* EXERCISE DESCRIPTION *
Please return nothing but the lines between the line holding "What Chart.js code" and the line holding "const yTickValues = [300, 350, 400, 450, 500, 550];", both ends included, without the pictures.

── DATA ENTRIES ──

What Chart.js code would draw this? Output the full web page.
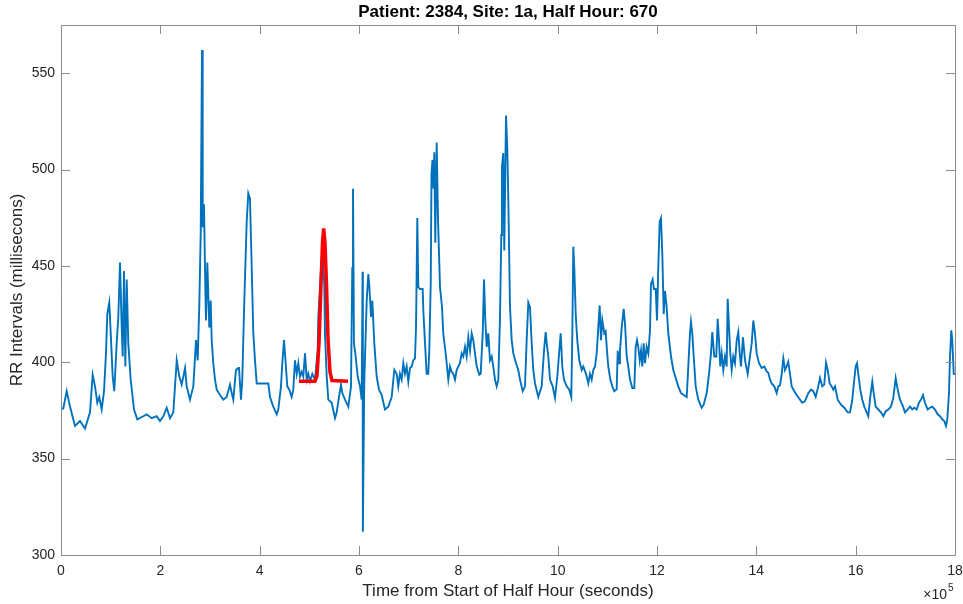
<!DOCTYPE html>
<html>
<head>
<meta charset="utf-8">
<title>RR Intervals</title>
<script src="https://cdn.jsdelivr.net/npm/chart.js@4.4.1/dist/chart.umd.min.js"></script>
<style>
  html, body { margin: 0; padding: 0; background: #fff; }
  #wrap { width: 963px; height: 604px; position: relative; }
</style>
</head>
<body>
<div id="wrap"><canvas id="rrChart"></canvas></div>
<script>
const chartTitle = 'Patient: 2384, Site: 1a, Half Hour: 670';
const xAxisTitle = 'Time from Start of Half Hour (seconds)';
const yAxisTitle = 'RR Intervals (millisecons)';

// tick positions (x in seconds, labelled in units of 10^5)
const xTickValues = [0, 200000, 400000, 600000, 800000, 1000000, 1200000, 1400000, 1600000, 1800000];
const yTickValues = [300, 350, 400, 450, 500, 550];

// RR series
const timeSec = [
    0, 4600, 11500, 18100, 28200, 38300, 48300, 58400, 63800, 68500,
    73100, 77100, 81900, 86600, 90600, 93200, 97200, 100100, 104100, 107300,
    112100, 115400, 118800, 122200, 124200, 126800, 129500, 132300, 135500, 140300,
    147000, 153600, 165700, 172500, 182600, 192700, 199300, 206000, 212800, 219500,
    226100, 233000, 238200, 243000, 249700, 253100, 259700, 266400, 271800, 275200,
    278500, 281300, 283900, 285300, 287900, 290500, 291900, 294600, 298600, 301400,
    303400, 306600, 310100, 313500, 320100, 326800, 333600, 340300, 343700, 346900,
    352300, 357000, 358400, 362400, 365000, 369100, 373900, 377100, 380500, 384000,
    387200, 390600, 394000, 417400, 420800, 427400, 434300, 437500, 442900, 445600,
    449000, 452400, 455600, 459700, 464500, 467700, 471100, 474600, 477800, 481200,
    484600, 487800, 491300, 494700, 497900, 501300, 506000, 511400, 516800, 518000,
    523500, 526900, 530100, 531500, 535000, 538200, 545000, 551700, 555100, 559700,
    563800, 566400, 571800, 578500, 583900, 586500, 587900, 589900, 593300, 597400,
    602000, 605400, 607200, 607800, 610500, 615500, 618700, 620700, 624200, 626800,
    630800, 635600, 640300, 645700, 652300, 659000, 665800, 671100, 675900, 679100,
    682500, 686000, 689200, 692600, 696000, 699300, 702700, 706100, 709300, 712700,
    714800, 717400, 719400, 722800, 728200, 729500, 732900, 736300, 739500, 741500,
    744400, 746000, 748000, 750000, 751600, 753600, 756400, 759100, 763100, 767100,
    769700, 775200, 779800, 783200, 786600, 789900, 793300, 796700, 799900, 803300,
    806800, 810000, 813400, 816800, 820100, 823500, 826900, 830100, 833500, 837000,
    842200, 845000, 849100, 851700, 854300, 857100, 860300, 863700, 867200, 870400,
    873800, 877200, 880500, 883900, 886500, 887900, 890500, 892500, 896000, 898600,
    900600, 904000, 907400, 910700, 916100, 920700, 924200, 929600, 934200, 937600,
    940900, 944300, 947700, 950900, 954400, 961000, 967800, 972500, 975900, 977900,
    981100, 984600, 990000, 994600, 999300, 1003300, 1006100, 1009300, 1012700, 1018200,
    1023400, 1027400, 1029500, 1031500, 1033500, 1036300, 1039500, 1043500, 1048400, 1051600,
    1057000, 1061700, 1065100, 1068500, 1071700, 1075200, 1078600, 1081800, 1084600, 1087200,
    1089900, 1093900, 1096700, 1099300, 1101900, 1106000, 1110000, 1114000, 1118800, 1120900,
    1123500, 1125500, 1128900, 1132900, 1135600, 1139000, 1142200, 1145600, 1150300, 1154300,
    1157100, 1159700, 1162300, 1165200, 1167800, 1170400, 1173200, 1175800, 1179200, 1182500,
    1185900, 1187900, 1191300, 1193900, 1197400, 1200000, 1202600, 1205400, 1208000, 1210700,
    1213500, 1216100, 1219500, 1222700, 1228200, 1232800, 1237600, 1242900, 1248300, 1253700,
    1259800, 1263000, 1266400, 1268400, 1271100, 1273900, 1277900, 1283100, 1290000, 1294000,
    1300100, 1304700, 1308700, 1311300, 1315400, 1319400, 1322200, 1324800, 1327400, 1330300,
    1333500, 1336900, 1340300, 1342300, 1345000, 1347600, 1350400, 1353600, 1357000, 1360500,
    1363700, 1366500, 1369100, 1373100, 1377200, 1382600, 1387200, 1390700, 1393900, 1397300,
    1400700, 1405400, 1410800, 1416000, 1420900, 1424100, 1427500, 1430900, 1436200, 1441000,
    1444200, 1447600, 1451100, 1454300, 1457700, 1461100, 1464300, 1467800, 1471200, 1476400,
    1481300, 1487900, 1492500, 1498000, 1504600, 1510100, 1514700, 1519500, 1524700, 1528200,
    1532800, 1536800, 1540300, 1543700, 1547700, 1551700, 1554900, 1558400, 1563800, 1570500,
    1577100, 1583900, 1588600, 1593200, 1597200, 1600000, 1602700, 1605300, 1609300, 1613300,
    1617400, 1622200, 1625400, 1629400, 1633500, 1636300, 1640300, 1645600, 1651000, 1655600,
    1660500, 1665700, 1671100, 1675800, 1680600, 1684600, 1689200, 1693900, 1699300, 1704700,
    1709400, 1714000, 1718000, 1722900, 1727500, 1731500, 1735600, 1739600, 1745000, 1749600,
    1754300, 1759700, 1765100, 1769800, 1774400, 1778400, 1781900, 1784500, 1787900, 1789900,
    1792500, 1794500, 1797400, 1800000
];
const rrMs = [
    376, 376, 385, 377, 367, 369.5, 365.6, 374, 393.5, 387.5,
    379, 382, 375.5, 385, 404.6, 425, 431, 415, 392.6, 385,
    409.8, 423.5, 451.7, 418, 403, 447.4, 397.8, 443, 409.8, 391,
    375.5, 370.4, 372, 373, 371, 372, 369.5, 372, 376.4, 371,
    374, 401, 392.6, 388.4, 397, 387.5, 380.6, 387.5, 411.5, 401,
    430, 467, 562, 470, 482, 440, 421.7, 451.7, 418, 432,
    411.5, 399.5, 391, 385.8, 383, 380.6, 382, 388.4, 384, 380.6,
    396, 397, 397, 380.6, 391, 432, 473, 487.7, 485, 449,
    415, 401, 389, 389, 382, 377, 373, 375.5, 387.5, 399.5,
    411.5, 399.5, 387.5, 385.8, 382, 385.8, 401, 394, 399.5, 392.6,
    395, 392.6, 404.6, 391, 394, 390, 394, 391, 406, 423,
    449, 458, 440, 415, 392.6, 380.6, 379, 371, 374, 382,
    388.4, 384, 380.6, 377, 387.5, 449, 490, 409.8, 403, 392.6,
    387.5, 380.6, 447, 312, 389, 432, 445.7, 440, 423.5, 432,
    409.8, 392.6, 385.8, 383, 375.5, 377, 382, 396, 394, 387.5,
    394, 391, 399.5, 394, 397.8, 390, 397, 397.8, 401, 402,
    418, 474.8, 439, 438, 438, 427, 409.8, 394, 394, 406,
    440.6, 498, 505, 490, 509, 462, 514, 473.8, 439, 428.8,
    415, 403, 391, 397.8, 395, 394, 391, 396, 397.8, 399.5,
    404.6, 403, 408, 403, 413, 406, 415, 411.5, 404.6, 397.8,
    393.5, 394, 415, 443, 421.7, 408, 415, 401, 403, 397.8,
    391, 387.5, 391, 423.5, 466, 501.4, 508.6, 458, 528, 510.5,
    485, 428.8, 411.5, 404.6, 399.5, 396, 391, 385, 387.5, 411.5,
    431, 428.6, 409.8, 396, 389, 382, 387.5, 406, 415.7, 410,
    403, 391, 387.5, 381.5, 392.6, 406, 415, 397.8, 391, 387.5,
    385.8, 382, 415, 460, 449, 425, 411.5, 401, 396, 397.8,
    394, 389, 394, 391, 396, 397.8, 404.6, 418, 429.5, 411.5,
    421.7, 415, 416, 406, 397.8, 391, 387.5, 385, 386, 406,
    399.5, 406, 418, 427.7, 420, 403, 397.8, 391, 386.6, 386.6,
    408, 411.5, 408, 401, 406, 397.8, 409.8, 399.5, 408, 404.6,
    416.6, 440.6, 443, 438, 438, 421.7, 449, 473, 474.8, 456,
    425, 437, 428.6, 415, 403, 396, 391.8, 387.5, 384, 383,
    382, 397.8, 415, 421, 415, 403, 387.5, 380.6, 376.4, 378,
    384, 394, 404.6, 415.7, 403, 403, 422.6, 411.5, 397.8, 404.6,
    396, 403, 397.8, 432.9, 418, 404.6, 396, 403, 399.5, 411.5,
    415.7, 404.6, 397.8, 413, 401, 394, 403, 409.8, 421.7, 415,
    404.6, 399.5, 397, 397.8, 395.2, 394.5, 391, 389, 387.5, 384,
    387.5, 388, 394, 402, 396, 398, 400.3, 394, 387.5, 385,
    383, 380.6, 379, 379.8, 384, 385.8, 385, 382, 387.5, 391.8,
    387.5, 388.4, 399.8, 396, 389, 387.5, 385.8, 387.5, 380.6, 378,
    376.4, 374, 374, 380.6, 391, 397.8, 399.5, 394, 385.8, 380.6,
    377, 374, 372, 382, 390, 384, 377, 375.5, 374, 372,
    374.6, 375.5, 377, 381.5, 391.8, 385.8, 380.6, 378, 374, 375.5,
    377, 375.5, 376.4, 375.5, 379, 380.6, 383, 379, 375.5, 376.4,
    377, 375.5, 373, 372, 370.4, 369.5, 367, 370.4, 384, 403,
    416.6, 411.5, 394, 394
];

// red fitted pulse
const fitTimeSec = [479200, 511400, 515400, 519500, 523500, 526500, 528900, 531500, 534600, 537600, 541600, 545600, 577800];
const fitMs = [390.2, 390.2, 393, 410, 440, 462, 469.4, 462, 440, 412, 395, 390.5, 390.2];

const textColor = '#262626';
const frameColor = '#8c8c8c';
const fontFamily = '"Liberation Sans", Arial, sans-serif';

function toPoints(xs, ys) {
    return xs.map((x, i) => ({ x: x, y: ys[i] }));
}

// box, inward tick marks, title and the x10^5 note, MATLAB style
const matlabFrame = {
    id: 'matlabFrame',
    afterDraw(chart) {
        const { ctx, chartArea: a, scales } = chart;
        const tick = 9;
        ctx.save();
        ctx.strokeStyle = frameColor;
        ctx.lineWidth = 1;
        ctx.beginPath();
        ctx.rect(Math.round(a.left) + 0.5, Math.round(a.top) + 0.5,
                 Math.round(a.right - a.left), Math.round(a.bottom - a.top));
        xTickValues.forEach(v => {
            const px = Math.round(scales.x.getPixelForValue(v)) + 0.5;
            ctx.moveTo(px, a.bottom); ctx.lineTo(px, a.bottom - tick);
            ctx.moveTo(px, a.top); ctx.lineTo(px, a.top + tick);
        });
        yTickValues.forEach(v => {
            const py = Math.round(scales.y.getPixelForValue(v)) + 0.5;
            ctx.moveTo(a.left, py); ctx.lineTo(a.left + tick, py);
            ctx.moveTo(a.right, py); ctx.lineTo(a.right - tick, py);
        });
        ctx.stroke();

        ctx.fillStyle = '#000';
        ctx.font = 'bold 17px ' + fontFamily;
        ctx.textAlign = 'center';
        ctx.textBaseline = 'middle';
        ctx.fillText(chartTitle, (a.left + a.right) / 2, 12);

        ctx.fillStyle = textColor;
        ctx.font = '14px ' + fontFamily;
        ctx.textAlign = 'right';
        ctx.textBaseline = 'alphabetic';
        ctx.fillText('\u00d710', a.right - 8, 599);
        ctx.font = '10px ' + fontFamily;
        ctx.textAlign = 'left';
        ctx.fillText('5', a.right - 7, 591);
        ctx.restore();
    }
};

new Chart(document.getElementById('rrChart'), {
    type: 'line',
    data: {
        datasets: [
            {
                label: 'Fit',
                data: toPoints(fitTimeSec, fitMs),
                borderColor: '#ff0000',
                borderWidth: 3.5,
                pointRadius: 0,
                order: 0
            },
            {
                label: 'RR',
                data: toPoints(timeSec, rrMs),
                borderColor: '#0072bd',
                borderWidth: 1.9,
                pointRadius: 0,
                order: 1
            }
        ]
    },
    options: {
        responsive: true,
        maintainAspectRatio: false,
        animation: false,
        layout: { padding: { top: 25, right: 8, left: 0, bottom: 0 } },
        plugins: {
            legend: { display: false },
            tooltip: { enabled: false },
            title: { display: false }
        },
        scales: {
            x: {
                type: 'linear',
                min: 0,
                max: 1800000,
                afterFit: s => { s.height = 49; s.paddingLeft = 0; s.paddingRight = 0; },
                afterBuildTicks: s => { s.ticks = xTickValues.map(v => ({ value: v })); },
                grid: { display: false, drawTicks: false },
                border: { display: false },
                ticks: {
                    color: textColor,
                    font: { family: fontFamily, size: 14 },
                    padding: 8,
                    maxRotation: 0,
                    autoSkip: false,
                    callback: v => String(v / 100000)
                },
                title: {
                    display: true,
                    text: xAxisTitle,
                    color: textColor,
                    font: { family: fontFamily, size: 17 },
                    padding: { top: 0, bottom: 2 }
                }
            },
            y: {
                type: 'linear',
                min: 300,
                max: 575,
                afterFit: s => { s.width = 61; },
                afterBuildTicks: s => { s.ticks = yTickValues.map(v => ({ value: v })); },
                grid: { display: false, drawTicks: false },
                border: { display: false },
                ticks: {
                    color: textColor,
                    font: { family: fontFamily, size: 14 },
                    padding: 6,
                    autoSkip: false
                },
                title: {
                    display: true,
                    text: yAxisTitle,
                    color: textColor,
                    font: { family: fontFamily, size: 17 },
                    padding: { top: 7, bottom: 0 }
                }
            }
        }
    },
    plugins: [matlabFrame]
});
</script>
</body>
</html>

───
── DATA ENTRIES ──

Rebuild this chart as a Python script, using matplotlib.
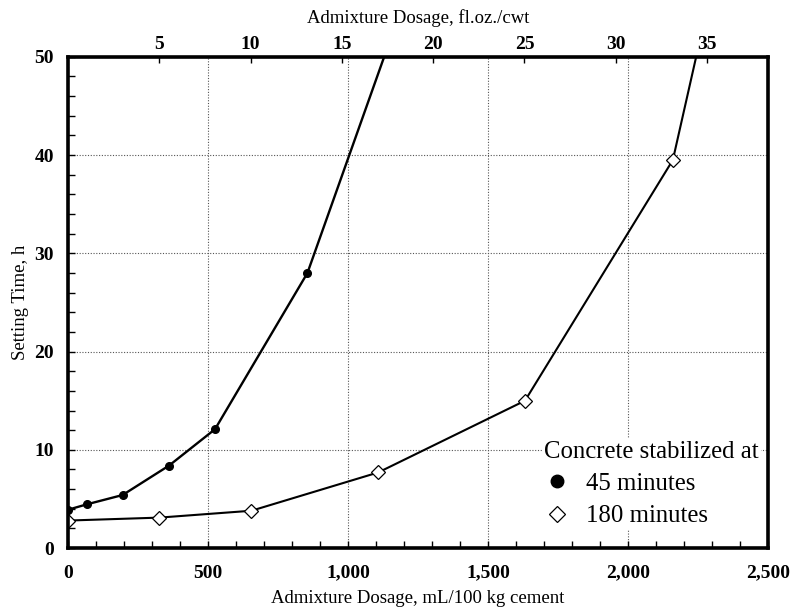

───

* WRITTEN ANSWER *
What Chart.js code would draw this? Output the full web page.
<!DOCTYPE html>
<html>
<head>
<meta charset="utf-8">
<title>RR Intervals</title>
<script src="https://cdn.jsdelivr.net/npm/chart.js@4.4.1/dist/chart.umd.min.js"></script>
<style>
  html, body { margin: 0; padding: 0; background: #fff; }
  #wrap { width: 963px; height: 604px; position: relative; }
</style>
</head>
<body>
<div id="wrap"><canvas id="rrChart"></canvas></div>
<script>
const chartTitle = 'Patient: 2384, Site: 1a, Half Hour: 670';
const xAxisTitle = 'Time from Start of Half Hour (seconds)';
const yAxisTitle = 'RR Intervals (millisecons)';

// tick positions (x in seconds, labelled in units of 10^5)
const xTickValues = [0, 200000, 400000, 600000, 800000, 1000000, 1200000, 1400000, 1600000, 1800000];
const yTickValues = [300, 350, 400, 450, 500, 550];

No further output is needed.